TO CELEBRATE THE release of Bruce Springsteen’s The Rising CD, the first that the Boss has recorded with the inimitable E Street Band since 1987, let’s take a look at some ballpark figures around the wide, wide world of sports as they pertain to some of the past work of Freehold, New Jersey’s favorite son.

"Prove It All Night" — To recently acquired Celtics’ forward/center Vin Baker. Has any Celtic in recent years been under as much scrutiny and subject to such speculation as the 30-year-old underachiever from Connecticut? The Green certainly believe that a change of venue will rejuvenate the University of Hartford alum, whose career seemed to have peaked about five years ago when he averaged 21 points a game in consecutive seasons for Milwaukee. Nonetheless, his past four seasons in Seattle saw a marked downturn in production despite the fact that he secured one of the NBA’s "maximum" contracts (seven years, $80+ million) in 1999. Seattle was desperate to rid themselves of Baker’s contract, since 6'11" guys averaging 14 points and six and a half rebounds a game shouldn’t be making that kind of moolah. The Sonics found an interested party in Boston, and the Celtics traded for him, believing that a return to the East Coast, nearer to Baker’s family and friends in the Nutmeg State, could resurrect the skills that made him a four-time All-Star (most recently in 1998).

This trade wouldn’t have garnered as much attention during the Pitino era, because the team was mired in mediocrity and mismanagement. Now it is different, because the Celtics are a team that reached the Eastern Conference Finals this past season, and you usually don’t tinker with success — particularly when the team seems to be on the upswing after a decade-long fling with the Dark Side. Paul Gaston, the Celtics’ owner, seemed to have turned a deaf ear to those team officials who instead wanted to re-sign Rodney Rodgers (a vital cog in this past season’s success), because the subsequent roster price tag would kick in an NBA-mandated luxury tax. With this trade, the Celtics actually saved $1 million and avoided the tax (for now), but are now faced with three roster players making maximum money, no proven point guard, and a very shallow bench. Yes, Mr. Vin Baker, you will be in the spotlight every night this season, and I am hopeful that I am wrong about my "leopards don’t change their spots" theory, and that in the past five years you’ve merely been wearing a "Brilliant Disguise." Perhaps a change in scenery closer to "Your Hometown" will be just what you need to reclaim your past "Glory Days," but if you can’t help return Boston’s proud NBA franchise to "The Promised Land," the Celts will be taking that "Downbound Train" quickly enough, and you might find yourself stuck "Working on the Highway" by the time you’re 40.

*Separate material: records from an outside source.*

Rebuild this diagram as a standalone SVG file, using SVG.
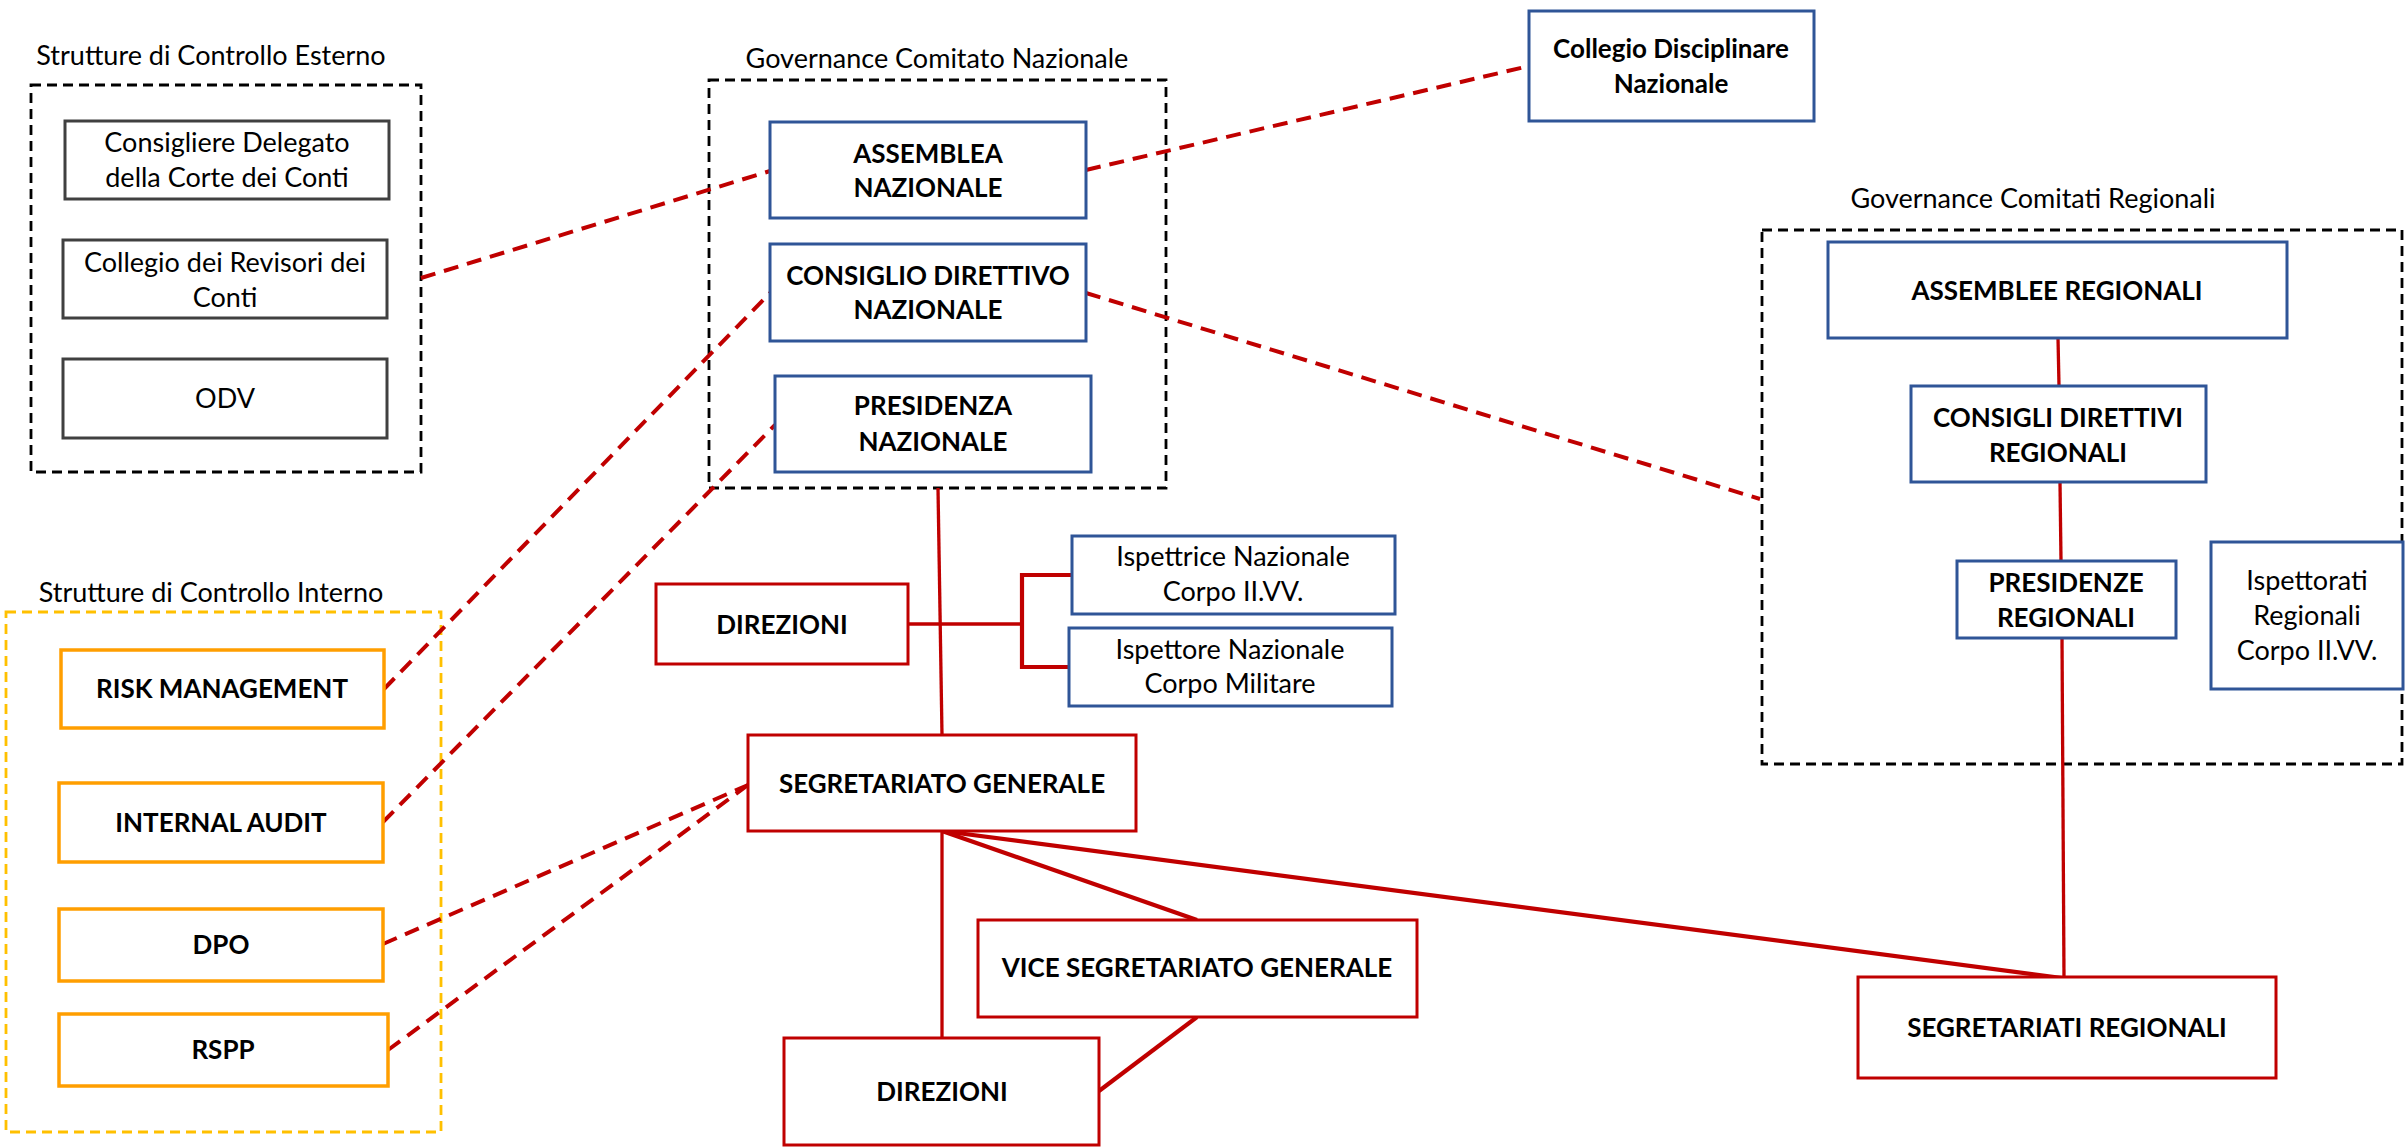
<svg xmlns="http://www.w3.org/2000/svg" width="2407" height="1147" viewBox="0 0 2407 1147">
<style>
text{font-family:Lato,"Liberation Sans",sans-serif;font-size:27px;fill:#000;text-anchor:middle}
.b{font-weight:bold;font-size:26px}
.grp{fill:none;stroke:#000;stroke-width:2.8;stroke-dasharray:10 6}
.grpy{fill:none;stroke:#FFC000;stroke-width:2.8;stroke-dasharray:10 6}
.gray{fill:#fff;stroke:#404040;stroke-width:3}
.blue{fill:#fff;stroke:#2F5597;stroke-width:3}
.red{fill:#fff;stroke:#C00000;stroke-width:3}
.orange{fill:#fff;stroke:#FF9E00;stroke-width:3.5}
.dash{fill:none;stroke:#C00000;stroke-width:4;stroke-dasharray:15 9}
.sol{fill:none;stroke:#C00000;stroke-width:3.3}
.thick{fill:none;stroke:#C00000;stroke-width:4.2}
</style>
<rect width="2407" height="1147" fill="#fff"/>
<g id="groups">
<g id="grp-esterno"><rect class="grp" x="31" y="85" width="390" height="387"/><text x="211" y="65">Strutture di Controllo Esterno</text></g>
<g id="grp-nazionale"><rect class="grp" x="709" y="80" width="457" height="408"/><text x="937" y="68">Governance Comitato Nazionale</text></g>
<g id="grp-regionali"><rect class="grp" x="1762" y="230" width="640" height="534"/><text x="2033" y="208">Governance Comitati Regionali</text></g>
<g id="grp-interno"><rect class="grpy" x="6" y="612" width="435" height="520"/><text x="211" y="602">Strutture di Controllo Interno</text></g>
</g>
<g id="connectors">
<line class="dash" x1="421" y1="278" x2="770" y2="171"/>
<line class="dash" x1="1086" y1="170" x2="1529" y2="66"/>
<line class="dash" x1="1086" y1="293" x2="1760" y2="499"/>
<line class="dash" x1="384" y1="689" x2="770" y2="293"/>
<line class="dash" x1="383" y1="822" x2="775" y2="425"/>
<line class="dash" x1="383" y1="944" x2="748" y2="785"/>
<line class="dash" x1="388" y1="1050" x2="748" y2="785"/>
<line class="sol" x1="938" y1="488" x2="942" y2="735"/>
<polyline class="sol" points="908,624 1022,624"/>
<polyline class="thick" points="1072,575 1022,575 1022,667 1069,667"/>
<line class="sol" x1="942" y1="831" x2="942" y2="1038"/>
<line class="thick" x1="942" y1="831" x2="1197" y2="920"/>
<line class="thick" x1="942" y1="831" x2="2062" y2="978"/>
<line class="thick" x1="1197" y1="1017" x2="1099" y2="1091"/>
<line class="sol" x1="2058" y1="338" x2="2059" y2="386"/>
<line class="sol" x1="2060" y1="482" x2="2061" y2="561"/>
<line class="sol" x1="2062" y1="638" x2="2064" y2="978"/>
</g>
<g id="n-corte"><rect class="gray" x="65" y="121" width="324" height="78"/><text x="227" y="152">Consigliere Delegato</text><text x="227" y="187">della Corte dei Conti</text></g>
<g id="n-revisori"><rect class="gray" x="63" y="240" width="324" height="78"/><text x="225" y="272">Collegio dei Revisori dei</text><text x="225" y="307">Conti</text></g>
<g id="n-odv"><rect class="gray" x="63" y="359" width="324" height="79"/><text x="225" y="408">ODV</text></g>
<g id="n-assemblea"><rect class="blue" x="770" y="122" width="316" height="96"/><text class="b" x="928" y="163">ASSEMBLEA</text><text class="b" x="928" y="197">NAZIONALE</text></g>
<g id="n-consiglio"><rect class="blue" x="770" y="244" width="316" height="97"/><text class="b" x="928" y="285">CONSIGLIO DIRETTIVO</text><text class="b" x="928" y="319">NAZIONALE</text></g>
<g id="n-presidenza"><rect class="blue" x="775" y="376" width="316" height="96"/><text class="b" x="933" y="415">PRESIDENZA</text><text class="b" x="933" y="451">NAZIONALE</text></g>
<g id="n-disciplinare"><rect class="blue" x="1529" y="11" width="285" height="110"/><text class="b" x="1671" y="58">Collegio Disciplinare</text><text class="b" x="1671" y="93">Nazionale</text></g>
<g id="n-assemblee-reg"><rect class="blue" x="1828" y="242" width="459" height="96"/><text class="b" x="2057" y="300">ASSEMBLEE REGIONALI</text></g>
<g id="n-consigli-reg"><rect class="blue" x="1911" y="386" width="295" height="96"/><text class="b" x="2058" y="427">CONSIGLI DIRETTIVI</text><text class="b" x="2058" y="462">REGIONALI</text></g>
<g id="n-presidenze-reg"><rect class="blue" x="1957" y="561" width="219" height="77"/><text class="b" x="2066" y="592">PRESIDENZE</text><text class="b" x="2066" y="627">REGIONALI</text></g>
<g id="n-ispettorati"><rect class="blue" x="2211" y="542" width="192" height="147"/><text x="2307" y="590">Ispettorati</text><text x="2307" y="625">Regionali</text><text x="2307" y="660">Corpo II.VV.</text></g>
<g id="n-risk"><rect class="orange" x="61" y="650" width="323" height="78"/><text class="b" x="222" y="698">RISK MANAGEMENT</text></g>
<g id="n-audit"><rect class="orange" x="59" y="783" width="324" height="79"/><text class="b" x="221" y="832">INTERNAL AUDIT</text></g>
<g id="n-dpo"><rect class="orange" x="59" y="909" width="324" height="72"/><text class="b" x="221" y="954">DPO</text></g>
<g id="n-rspp"><rect class="orange" x="59" y="1014" width="329" height="72"/><text class="b" x="223" y="1059">RSPP</text></g>
<g id="n-direzioni1"><rect class="red" x="656" y="584" width="252" height="80"/><text class="b" x="782" y="634">DIREZIONI</text></g>
<g id="n-ispettrice"><rect class="blue" x="1072" y="536" width="323" height="78"/><text x="1233" y="566">Ispettrice Nazionale</text><text x="1233" y="601">Corpo II.VV.</text></g>
<g id="n-ispettore"><rect class="blue" x="1069" y="628" width="323" height="78"/><text x="1230" y="659">Ispettore Nazionale</text><text x="1230" y="693">Corpo Militare</text></g>
<g id="n-segretariato"><rect class="red" x="748" y="735" width="388" height="96"/><text class="b" x="942" y="793">SEGRETARIATO GENERALE</text></g>
<g id="n-vice"><rect class="red" x="978" y="920" width="439" height="97"/><text class="b" x="1197" y="977">VICE SEGRETARIATO GENERALE</text></g>
<g id="n-direzioni2"><rect class="red" x="784" y="1038" width="315" height="107"/><text class="b" x="942" y="1101">DIREZIONI</text></g>
<g id="n-segr-reg"><rect class="red" x="1858" y="977" width="418" height="101"/><text class="b" x="2067" y="1037">SEGRETARIATI REGIONALI</text></g>
</svg>
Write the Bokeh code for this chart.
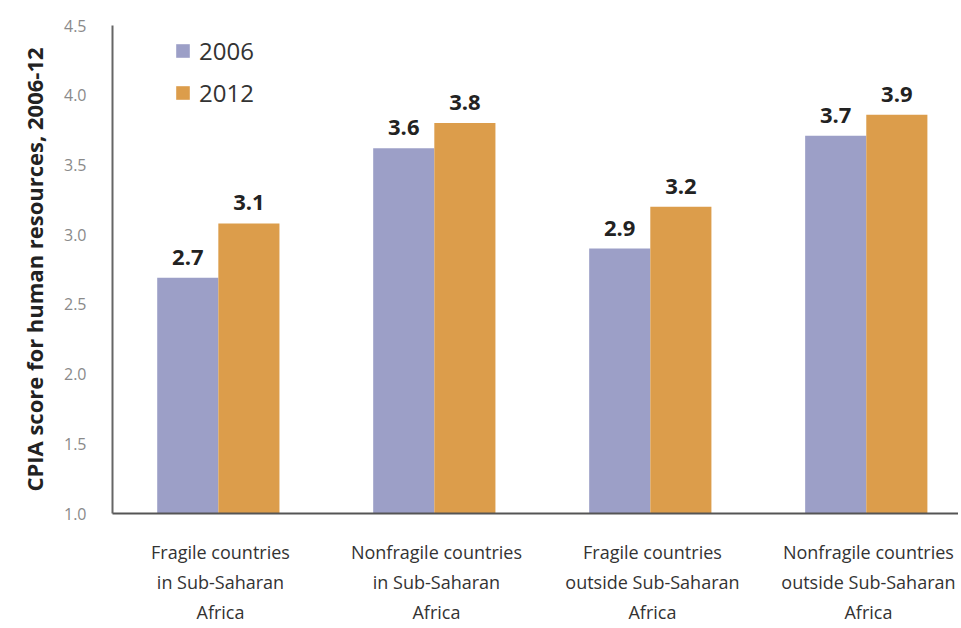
from bokeh.plotting import figure
from bokeh.models import (ColumnDataSource, Range1d, FixedTicker, Legend, LegendItem,
                          PrintfTickFormatter)
from bokeh.transform import dodge
from bokeh.core.properties import value
from bokeh.embed import file_html
from bokeh.resources import INLINE

# ---- data ----
categories = ["Fragile countries\nin Sub-Saharan\nAfrica",
              "Nonfragile countries\nin Sub-Saharan\nAfrica",
              "Fragile countries\noutside Sub-Saharan\nAfrica",
              "Nonfragile countries\noutside Sub-Saharan\nAfrica"]
positions = [0.5, 1.5, 2.5, 3.5]
values_2006 = [2.69, 3.62, 2.90, 3.71]
values_2012 = [3.08, 3.80, 3.20, 3.86]
labels_2006 = ["2.7", "3.6", "2.9", "3.7"]
labels_2012 = ["3.1", "3.8", "3.2", "3.9"]
y_ticks = [1.0, 1.5, 2.0, 2.5, 3.0, 3.5, 4.0, 4.5]

C2006 = "#9c9fc7"
C2012 = "#dc9d4b"
FONT = "Open Sans"

src = ColumnDataSource(dict(x=positions, v06=values_2006, v12=values_2012,
                            l06=labels_2006, l12=labels_2012))

p = figure(width=958, height=626, output_backend="svg", toolbar_location=None,
           x_range=Range1d(0, 3.917), y_range=Range1d(1.0, 4.5),
           min_border_left=112, min_border_right=0, min_border_top=25,
           min_border_bottom=111)
p.outline_line_color = None
p.xgrid.visible = False
p.ygrid.visible = False
p.background_fill_color = "white"

bw = 0.283
r06 = p.vbar(x=dodge("x", -bw / 2 - 0.01, range=p.x_range), top="v06", bottom=1.0, width=bw,
             source=src, fill_color=C2006, line_color=None)
r12 = p.vbar(x=dodge("x", bw / 2 - 0.01, range=p.x_range), top="v12", bottom=1.0, width=bw,
             source=src, fill_color=C2012, line_color=None)

for col, lab, off in (("v06", "l06", -bw / 2 - 0.01), ("v12", "l12", bw / 2 - 0.01)):
    p.text(x=dodge("x", off, range=p.x_range), y=col, text=lab, source=src,
           text_align="center", text_baseline="bottom", y_offset=-13,
           text_font=value(FONT), text_font_style="bold", text_font_size="22px",
           text_color="#222222")

# axes
xa = p.xaxis[0]
xa.ticker = FixedTicker(ticks=positions)
xa.major_label_overrides = {pos: cat for pos, cat in zip(positions, categories)}
xa.major_tick_line_color = None
xa.minor_tick_line_color = None
xa.axis_line_color = "#555555"
xa.axis_line_width = 2
xa.major_label_text_font = FONT
xa.major_label_text_font_size = "18px"
xa.major_label_text_color = "#333333"
xa.major_label_text_line_height = 1.26
xa.major_label_standoff = 20

ya = p.yaxis[0]
ya.ticker = FixedTicker(ticks=y_ticks)
ya.formatter = PrintfTickFormatter(format="%.1f")
ya.major_tick_line_color = None
ya.minor_tick_line_color = None
ya.axis_line_color = "#666666"
ya.axis_line_width = 2
ya.major_label_text_font = FONT
ya.major_label_text_font_size = "16px"
ya.major_label_text_color = "#8a8a8a"
ya.major_label_standoff = 20
ya.axis_label = "CPIA score for human resources, 2006-12"
ya.axis_label_text_font = FONT
ya.axis_label_text_font_style = "bold"
ya.axis_label_text_font_size = "22px"
ya.axis_label_text_color = "#222222"
ya.axis_label_standoff = 12

legend = Legend(items=[LegendItem(label="2006", renderers=[r06]),
                       LegendItem(label="2012", renderers=[r12])],
                location=(62, 404), padding=0, margin=0, spacing=9,
                glyph_width=17, glyph_height=17, label_standoff=8,
                label_text_font=FONT, label_text_font_size="24px",
                label_text_color="#333333",
                border_line_color=None, background_fill_alpha=0)
p.add_layout(legend)

open("out.html", "w").write(file_html(p, INLINE))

"Roll of the Dice" — To Red Sox management, who pulled the trigger on a couple of nifty deals in the past week to upgrade the club. As long as there is no long-term labor stoppage and Cliff Floyd can be re-signed during the off-season, the acquisition of the Expos outfielder looks like a steal, particularly since — like the Ugueth Urbina signing last season — it was accomplished by pulling the rug out from under the pinstripers. Yes, after all the good will following the deals, Thursday night’s 19-7 thrashing to the Texas Rangers seems contradictory, but remember two things: the Rangers had throttled the Yankees by a similar score just the night before, and the blame for the Sox’ loss in Arlington can be pinned on just two guys: pitchers John Burkett (eight earned runs in just over an inning) and Frank Castillo (10 earned runs in just under four innings). The rest of the team —weary from a brutal overnight trip from Southern Cal — still played hard, scored seven runs, and didn’t commit any errors in the field. The current roster now gives Red Sox fans everywhere "Reason to Believe," and the belief that this band of brothers won’t mail it in this September, but instead will offer no retreat, and "No Surrender" the rest of the way in chasing the "Land of Hope and Dreams." But the best part of this whole week’s worth of Sox action is the dispatching of the team’s ...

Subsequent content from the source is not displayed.